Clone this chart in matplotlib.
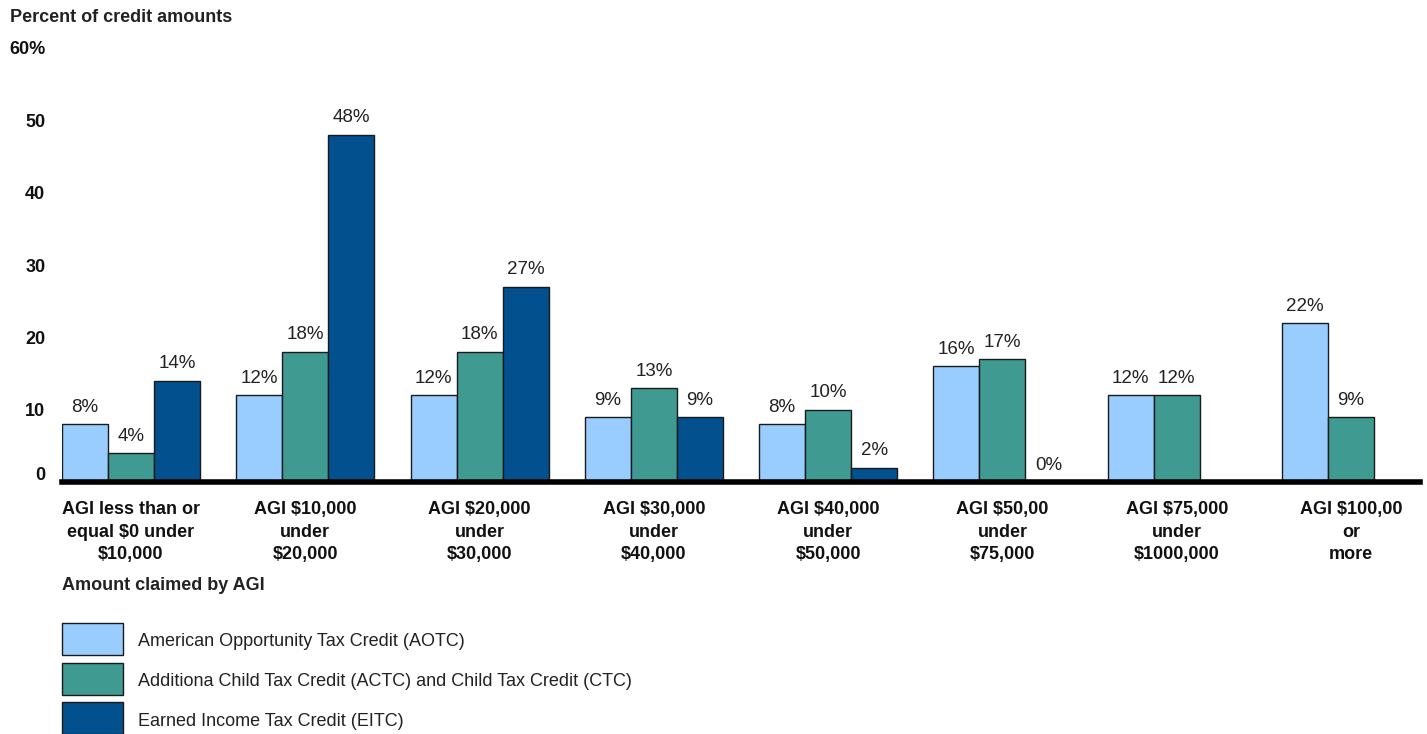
import numpy as np
import matplotlib
matplotlib.use("Agg")
import matplotlib.pyplot as plt
from matplotlib.patches import Rectangle
from matplotlib.transforms import ScaledTranslation

plt.rcParams['font.family'] = ['Liberation Sans', 'DejaVu Sans']

categories = [
    "AGI less than or\nequal $0 under\n$10,000",
    "AGI $10,000\nunder\n$20,000",
    "AGI $20,000\nunder\n$30,000",
    "AGI $30,000\nunder\n$40,000",
    "AGI $40,000\nunder\n$50,000",
    "AGI $50,00\nunder\n$75,000",
    "AGI $75,000\nunder\n$1000,000",
    "AGI $100,00\nor\nmore",
]
aotc = [8, 12, 12, 9, 8, 16, 12, 22]
actc = [4, 18, 18, 13, 10, 17, 12, 9]
eitc = [14, 48, 27, 9, 2, 0, np.nan, np.nan]

series_names = [
    "American Opportunity Tax Credit (AOTC)",
    "Additiona Child Tax Credit (ACTC) and Child Tax Credit (CTC)",
    "Earned Income Tax Credit (EITC)",
]
colors = ["#99CCFF", "#3F9A91", "#03508F"]
yticks = [0, 10, 20, 30, 40, 50, 60]
ytick_labels = ["0", "10", "20", "30", "40", "50", "60%"]

W, H = 1427, 734
fig = plt.figure(figsize=(W / 100, H / 100), dpi=100)
ax = fig.add_axes([62 / W, 1 - 482 / H, (1420 - 62) / W, (482 - 48) / H])

x = np.arange(len(categories))
w = 46 / 174.3
for k, (vals, col) in enumerate(zip([aotc, actc, eitc], colors)):
    pos = x + (k - 1) * w
    ax.bar(pos, vals, width=w, color=col, edgecolor="#1a1a1a", linewidth=1)
    for p, v in zip(pos, vals):
        if np.isnan(v):
            continue
        ax.annotate(f"{int(v)}%", (p, v), xytext=(0, 6), textcoords="offset points",
                    ha="center", va="bottom", fontsize=13.5, color="#222222")

ax.axhline(0, color="black", lw=4, zorder=5, clip_on=False)
ax.set_xlim(-1.5 * w, len(categories) - 1 + 1.5 * w)
ax.set_ylim(0, 60)
ax.set_yticks(yticks)
ax.set_yticklabels(ytick_labels, fontsize=13, fontweight="bold")
ax.tick_params(axis="y", length=0, pad=12, labelcolor="#111111")
ax.set_xticks(x)
ax.set_xticklabels(categories, fontsize=13, fontweight="bold", linespacing=1.4)
ax.tick_params(axis="x", length=0, pad=14, labelcolor="#111111")
for s in ax.spines.values():
    s.set_visible(False)

# nudge the 0 label above the thick baseline
zero_lab = ax.get_yticklabels()[0]
zero_lab.set_transform(zero_lab.get_transform() + ScaledTranslation(0, 6 / 72, fig.dpi_scale_trans))

fig.text(10 / W, 1 - 17 / H, "Percent of credit amounts", fontsize=13, fontweight="bold",
         ha="left", va="center", color="#222222")
fig.text(62 / W, 1 - 585 / H, "Amount claimed by AGI", fontsize=13, fontweight="bold",
         ha="left", va="center", color="#222222")

# legend drawn as boxes + text
for i, (name, col) in enumerate(zip(series_names, colors)):
    top = 623 + i * 39.5
    fig.patches.append(Rectangle((62 / W, 1 - (top + 32) / H), 61 / W, 32 / H,
                                 transform=fig.transFigure, facecolor=col,
                                 edgecolor="#1a1a1a", linewidth=1))
    fig.text(138 / W, 1 - (top + 19) / H, name, fontsize=13, ha="left", va="center",
             color="#222222")

fig.savefig("out.png", dpi=100)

*****

◆ Task brief
In the listing above, how many lines hold the word "matplotlib"? Give the number and nothing more.

◆ Result of the task
6